Mark Lyttleton, the manager of the £2 billion BlackRock UK absolute alpha fund, has expressed disappointment with its short-term performance but dismissed concerns about the size of the portfolio.
He says over-optimism on valuations this year was the key factor in underperformance, with the vehicle’s net long positioning leaving it exposed as markets fell.
Over the first half of the year the fund fell 2.2 per cent, although it has returned to positive territory for the 12 months to August 9.
“Poor performance of the short portfolio was largely due to the strength of the FTSE 250, which we had used to reduce market exposure,” says Lyttleton. “We felt the FTSE 250’s more domestic focus made it particularly vulnerable, but in the short term this analysis proved flawed.”

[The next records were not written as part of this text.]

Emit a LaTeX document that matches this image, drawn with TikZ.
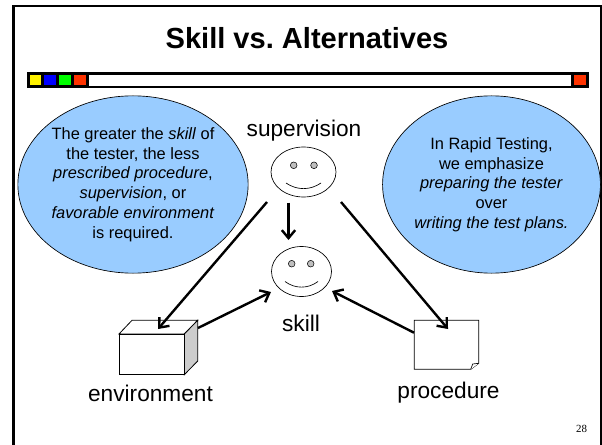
\documentclass[tikz,border=0pt]{standalone}
\usepackage{fontspec}
\setmainfont{Liberation Sans}
\newfontfamily\numfont{Liberation Serif}
\usetikzlibrary{arrows.meta,positioning,shapes.geometric}
\definecolor{bubble}{RGB}{153,204,255}
\definecolor{stripred}{RGB}{255,51,0}
\frenchspacing
\begin{document}
\begin{tikzpicture}[x=0.75pt,y=-0.75pt,
  bubbletxt/.style={ellipse, draw, fill=bubble, line width=0.5pt, inner sep=0pt,
                    align=center, minimum height=133pt, font=\fontsize{12.3}{14.8}\selectfont},
  lbl/.style={font=\fontsize{17}{20}\selectfont},
  face/.style={ellipse, draw, line width=0.5pt, minimum height=37.5pt, inner sep=0pt},
  eye/.style={circle, draw, fill=black!25, line width=0.4pt, minimum size=5pt, inner sep=0pt},
  swatch/.style={draw=black, line width=2.2pt, minimum width=11pt, minimum height=10pt, inner sep=0pt},
  arr/.style={-{Straight Barb[length=6pt,width=10pt]}, line width=1.8pt},
]
  \useasboundingbox (0,0) rectangle (602,445);
  % frame and title
  \draw[line width=2pt] (13.5,445) -- (13.5,6) -- (601,6) -- (601,445);
  \node[font=\fontsize{21.8}{26}\bfseries] (title) at (307,38) {Skill vs. Alternatives};
  % colour strip
  \draw[line width=2.2pt] (28,73.5) rectangle (587,87);
  \node[swatch, fill=yellow] (c1) at (35.5,80.25) {};
  \node[swatch, fill=blue] (c2) at (50.2,80.25) {};
  \node[swatch, fill=green] (c3) at (65,80.25) {};
  \node[swatch, fill=stripred] (c4) at (80,80.25) {};
  \node[swatch, fill=stripred] (c5) at (579.8,80.25) {};
  % bubbles
  \node[bubbletxt, minimum width=165pt] (left) at (133,184.5)
    {The greater the \textit{skill} of\\the tester, the less\\\textit{prescribed procedure},\\
     \textit{supervision}, or\\\textit{favorable environment}\\is required.};
  \node[bubbletxt, minimum width=157pt] (right) at (491.5,184.5)
    {In Rapid Testing,\\we emphasize\\\textit{preparing the tester}\\over\\\textit{writing the test plans.}};
  % faces
  \node[face, minimum width=48.75pt] (sup) at (303.5,172) {};
  \node[eye] (sup1) at (293.7,165.3) {};
  \node[eye] (sup2) at (314,165.3) {};
  \draw[line width=0.5pt] (286,183) .. controls (297,190.5) and (310,190.5) .. (321,183);
  \node[lbl] (suplbl) at (304,131) {supervision};
  \node[face, minimum width=45pt] (skl) at (301.5,271.5) {};
  \node[eye] (skl1) at (291.7,263.7) {};
  \node[eye] (skl2) at (310.7,263.7) {};
  \draw[line width=0.5pt] (285,281.5) .. controls (295,289) and (308,289) .. (318,281.5);
  \node[lbl] (skllbl) at (301,323) {skill};
  % box
  \coordinate (ba) at (119,334);
  \coordinate (bb) at (184.3,334);
  \coordinate (bc) at (184.3,374.7);
  \coordinate (be) at (132,320.3);
  \coordinate (bf) at (197.7,320.3);
  \coordinate (bg) at (197.7,361);
  \draw[line width=0.6pt, fill=white] (ba) -- (be) -- (bf) -- (bb) -- cycle;
  \draw[line width=0.6pt, fill=black!20] (bb) -- (bf) -- (bg) -- (bc) -- cycle;
  \draw[line width=0.7pt, fill=white] (ba) rectangle (bc);
  \node[lbl] (envlbl) at (150.5,393) {environment};
  % note
  \coordinate (na) at (414.3,320.3);
  \coordinate (nb) at (478.7,320.3);
  \coordinate (nc) at (478.7,363.3);
  \coordinate (nd) at (470.7,369.3);
  \coordinate (ne) at (414.3,369.3);
  \draw[line width=0.6pt, fill=white] (na) -- (nb) -- (nc) -- (nd) -- (ne) -- cycle;
  \draw[line width=0.5pt, fill=white] (nd) -- (472.7,364) -- (nc);
  \node[lbl] (prolbl) at (448.5,393) {procedure};
  % connectors
  \coordinate (a1) at (267,202);
  \coordinate (a2) at (158,329);
  \coordinate (a3) at (341,202);
  \coordinate (a4) at (448,329);
  \coordinate (a5) at (288.5,202.5);
  \coordinate (a6) at (288.5,240);
  \coordinate (a7) at (198,328);
  \coordinate (a8) at (271,292);
  \coordinate (a9) at (414,332.7);
  \coordinate (a10) at (332,291);
  \draw[arr] (a1) -- (a2);
  \draw[arr] (a3) -- (a4);
  \draw[arr] (a5) -- (a6);
  \draw[arr] (a7) -- (a8);
  \draw[arr] (a9) -- (a10);
  \node[font=\fontsize{8.2}{10}\selectfont\numfont] (pageno) at (581.7,429.3) {28};
\end{tikzpicture}
\end{document}
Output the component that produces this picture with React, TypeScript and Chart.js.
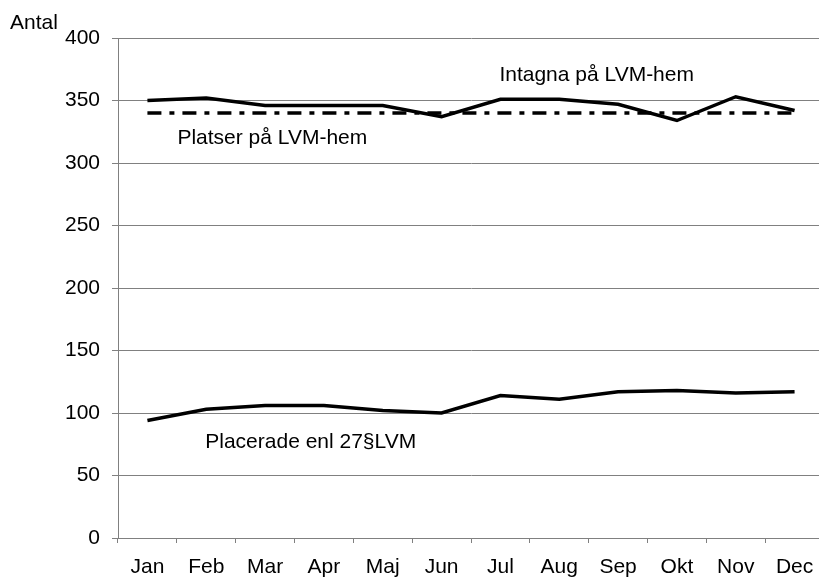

Lyttleton’s long-only UK dynamic fund is also behind the index this year and he says the market has not recognised good operational news at many of his long bets.
“Overall, the team is comfortable with the balance on the long side between cyclical holdings – where mid-cycle valuations look attractive – quality long-term growth companies and lowly valued defensive earnings streams,” he adds.
Lyttleton has cut long positions in companies sensitive to government spending on his long book. He has also taken shorts in stocks whose revenues are largely from the private sector but for which government subsidy is over 100 per cent of profit.